CHALLENGE :: Write out the entire listing below exactly, with the pictures left out.

DATASET SECTION ::
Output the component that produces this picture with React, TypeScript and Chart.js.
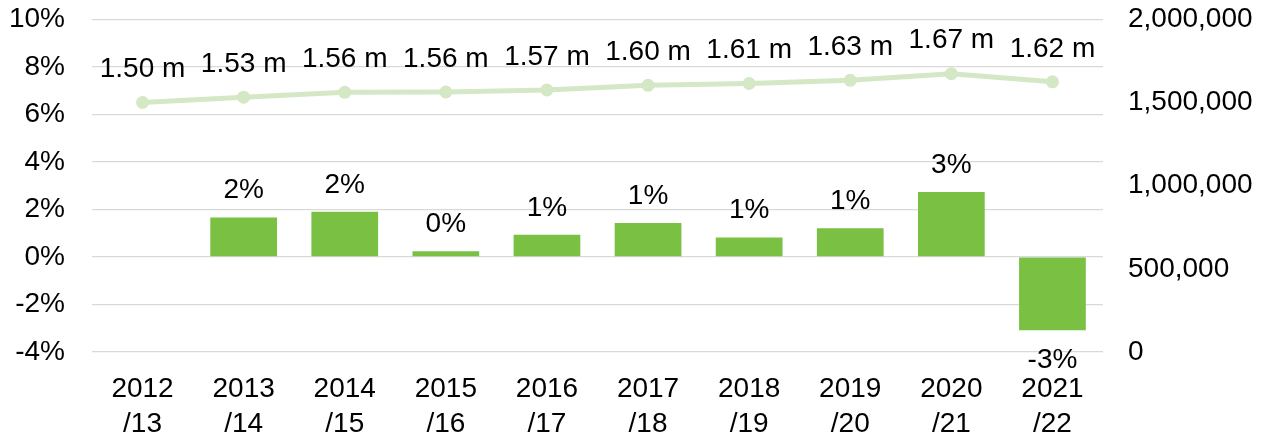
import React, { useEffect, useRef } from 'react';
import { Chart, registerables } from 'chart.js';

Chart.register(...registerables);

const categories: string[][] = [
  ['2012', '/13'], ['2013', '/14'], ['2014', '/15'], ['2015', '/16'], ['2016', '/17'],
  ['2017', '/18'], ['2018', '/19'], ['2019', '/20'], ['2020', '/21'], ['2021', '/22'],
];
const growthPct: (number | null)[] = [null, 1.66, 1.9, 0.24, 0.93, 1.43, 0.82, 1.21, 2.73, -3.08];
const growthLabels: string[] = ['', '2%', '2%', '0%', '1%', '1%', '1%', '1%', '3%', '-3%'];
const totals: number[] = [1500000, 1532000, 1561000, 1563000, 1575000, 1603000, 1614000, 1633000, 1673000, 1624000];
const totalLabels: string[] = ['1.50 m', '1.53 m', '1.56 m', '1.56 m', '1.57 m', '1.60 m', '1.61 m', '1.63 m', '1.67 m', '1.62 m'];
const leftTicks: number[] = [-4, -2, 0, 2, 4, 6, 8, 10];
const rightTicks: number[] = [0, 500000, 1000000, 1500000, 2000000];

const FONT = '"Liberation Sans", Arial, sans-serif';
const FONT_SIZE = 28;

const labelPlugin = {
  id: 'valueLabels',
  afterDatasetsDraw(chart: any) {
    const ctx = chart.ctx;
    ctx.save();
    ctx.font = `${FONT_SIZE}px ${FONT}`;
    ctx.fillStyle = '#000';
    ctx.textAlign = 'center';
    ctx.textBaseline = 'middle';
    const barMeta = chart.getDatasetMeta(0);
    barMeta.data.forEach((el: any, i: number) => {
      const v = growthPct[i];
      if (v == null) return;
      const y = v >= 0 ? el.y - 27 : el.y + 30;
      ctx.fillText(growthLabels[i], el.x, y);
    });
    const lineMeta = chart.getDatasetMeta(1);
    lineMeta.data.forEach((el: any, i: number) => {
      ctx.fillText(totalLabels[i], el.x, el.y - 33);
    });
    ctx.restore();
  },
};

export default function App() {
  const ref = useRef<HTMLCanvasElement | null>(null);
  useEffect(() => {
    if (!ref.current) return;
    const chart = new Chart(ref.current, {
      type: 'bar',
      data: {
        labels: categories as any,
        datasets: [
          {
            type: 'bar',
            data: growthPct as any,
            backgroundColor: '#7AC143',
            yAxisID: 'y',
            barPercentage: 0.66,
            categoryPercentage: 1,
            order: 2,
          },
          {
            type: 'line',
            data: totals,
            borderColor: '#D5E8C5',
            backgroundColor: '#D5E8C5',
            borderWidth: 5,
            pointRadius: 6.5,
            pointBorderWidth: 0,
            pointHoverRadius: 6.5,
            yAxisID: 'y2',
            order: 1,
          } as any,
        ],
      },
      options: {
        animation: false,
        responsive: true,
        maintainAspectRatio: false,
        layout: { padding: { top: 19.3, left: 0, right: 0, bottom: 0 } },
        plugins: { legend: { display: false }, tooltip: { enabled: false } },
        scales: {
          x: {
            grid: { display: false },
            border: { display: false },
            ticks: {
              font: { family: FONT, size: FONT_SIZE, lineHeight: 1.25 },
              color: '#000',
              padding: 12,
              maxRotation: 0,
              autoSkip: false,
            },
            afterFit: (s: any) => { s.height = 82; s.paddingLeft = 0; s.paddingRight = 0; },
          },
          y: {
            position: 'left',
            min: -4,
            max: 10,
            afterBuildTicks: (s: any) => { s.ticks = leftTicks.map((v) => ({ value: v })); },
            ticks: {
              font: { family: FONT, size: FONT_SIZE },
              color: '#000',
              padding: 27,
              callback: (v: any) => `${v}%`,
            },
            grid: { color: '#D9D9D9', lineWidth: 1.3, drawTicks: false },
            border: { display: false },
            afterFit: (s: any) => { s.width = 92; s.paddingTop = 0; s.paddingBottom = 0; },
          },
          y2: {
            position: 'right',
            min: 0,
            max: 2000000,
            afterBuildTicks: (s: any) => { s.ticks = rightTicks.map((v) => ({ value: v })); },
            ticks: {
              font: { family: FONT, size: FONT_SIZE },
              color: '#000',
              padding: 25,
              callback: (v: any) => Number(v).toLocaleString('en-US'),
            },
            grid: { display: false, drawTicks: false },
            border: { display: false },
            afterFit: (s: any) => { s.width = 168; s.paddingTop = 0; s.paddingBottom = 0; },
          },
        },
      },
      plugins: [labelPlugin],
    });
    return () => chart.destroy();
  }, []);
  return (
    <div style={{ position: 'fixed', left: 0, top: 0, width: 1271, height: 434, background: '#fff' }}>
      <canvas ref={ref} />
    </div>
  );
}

THE OUTPUT ::
Output the component that produces this picture with React, TypeScript and Chart.js.
import React, { useEffect, useRef } from 'react';
import { Chart, registerables } from 'chart.js';

Chart.register(...registerables);

const categories: string[][] = [
  ['2012', '/13'], ['2013', '/14'], ['2014', '/15'], ['2015', '/16'], ['2016', '/17'],
  ['2017', '/18'], ['2018', '/19'], ['2019', '/20'], ['2020', '/21'], ['2021', '/22'],
];
const growthPct: (number | null)[] = [null, 1.66, 1.9, 0.24, 0.93, 1.43, 0.82, 1.21, 2.73, -3.08];
const growthLabels: string[] = ['', '2%', '2%', '0%', '1%', '1%', '1%', '1%', '3%', '-3%'];
const totals: number[] = [1500000, 1532000, 1561000, 1563000, 1575000, 1603000, 1614000, 1633000, 1673000, 1624000];
const totalLabels: string[] = ['1.50 m', '1.53 m', '1.56 m', '1.56 m', '1.57 m', '1.60 m', '1.61 m', '1.63 m', '1.67 m', '1.62 m'];
const leftTicks: number[] = [-4, -2, 0, 2, 4, 6, 8, 10];
const rightTicks: number[] = [0, 500000, 1000000, 1500000, 2000000];

const FONT = '"Liberation Sans", Arial, sans-serif';
const FONT_SIZE = 28;

const labelPlugin = {
  id: 'valueLabels',
  afterDatasetsDraw(chart: any) {
    const ctx = chart.ctx;
    ctx.save();
    ctx.font = `${FONT_SIZE}px ${FONT}`;
    ctx.fillStyle = '#000';
    ctx.textAlign = 'center';
    ctx.textBaseline = 'middle';
    const barMeta = chart.getDatasetMeta(0);
    barMeta.data.forEach((el: any, i: number) => {
      const v = growthPct[i];
      if (v == null) return;
      const y = v >= 0 ? el.y - 27 : el.y + 30;
      ctx.fillText(growthLabels[i], el.x, y);
    });
    const lineMeta = chart.getDatasetMeta(1);
    lineMeta.data.forEach((el: any, i: number) => {
      ctx.fillText(totalLabels[i], el.x, el.y - 33);
    });
    ctx.restore();
  },
};

export default function App() {
  const ref = useRef<HTMLCanvasElement | null>(null);
  useEffect(() => {
    if (!ref.current) return;
    const chart = new Chart(ref.current, {
      type: 'bar',
      data: {
        labels: categories as any,
        datasets: [
          {
            type: 'bar',
            data: growthPct as any,
            backgroundColor: '#7AC143',
            yAxisID: 'y',
            barPercentage: 0.66,
            categoryPercentage: 1,
            order: 2,
          },
          {
            type: 'line',
            data: totals,
            borderColor: '#D5E8C5',
            backgroundColor: '#D5E8C5',
            borderWidth: 5,
            pointRadius: 6.5,
            pointBorderWidth: 0,
            pointHoverRadius: 6.5,
            yAxisID: 'y2',
            order: 1,
          } as any,
        ],
      },
      options: {
        animation: false,
        responsive: true,
        maintainAspectRatio: false,
        layout: { padding: { top: 19.3, left: 0, right: 0, bottom: 0 } },
        plugins: { legend: { display: false }, tooltip: { enabled: false } },
        scales: {
          x: {
            grid: { display: false },
            border: { display: false },
            ticks: {
              font: { family: FONT, size: FONT_SIZE, lineHeight: 1.25 },
              color: '#000',
              padding: 12,
              maxRotation: 0,
              autoSkip: false,
            },
            afterFit: (s: any) => { s.height = 82; s.paddingLeft = 0; s.paddingRight = 0; },
          },
          y: {
            position: 'left',
            min: -4,
            max: 10,
            afterBuildTicks: (s: any) => { s.ticks = leftTicks.map((v) => ({ value: v })); },
            ticks: {
              font: { family: FONT, size: FONT_SIZE },
              color: '#000',
              padding: 27,
              callback: (v: any) => `${v}%`,
            },
            grid: { color: '#D9D9D9', lineWidth: 1.3, drawTicks: false },
            border: { display: false },
            afterFit: (s: any) => { s.width = 92; s.paddingTop = 0; s.paddingBottom = 0; },
          },
          y2: {
            position: 'right',
            min: 0,
            max: 2000000,
            afterBuildTicks: (s: any) => { s.ticks = rightTicks.map((v) => ({ value: v })); },
            ticks: {
              font: { family: FONT, size: FONT_SIZE },
              color: '#000',
              padding: 25,
              callback: (v: any) => Number(v).toLocaleString('en-US'),
            },
            grid: { display: false, drawTicks: false },
            border: { display: false },
            afterFit: (s: any) => { s.width = 168; s.paddingTop = 0; s.paddingBottom = 0; },
          },
        },
      },
      plugins: [labelPlugin],
    });
    return () => chart.destroy();
  }, []);
  return (
    <div style={{ position: 'fixed', left: 0, top: 0, width: 1271, height: 434, background: '#fff' }}>
      <canvas ref={ref} />
    </div>
  );
}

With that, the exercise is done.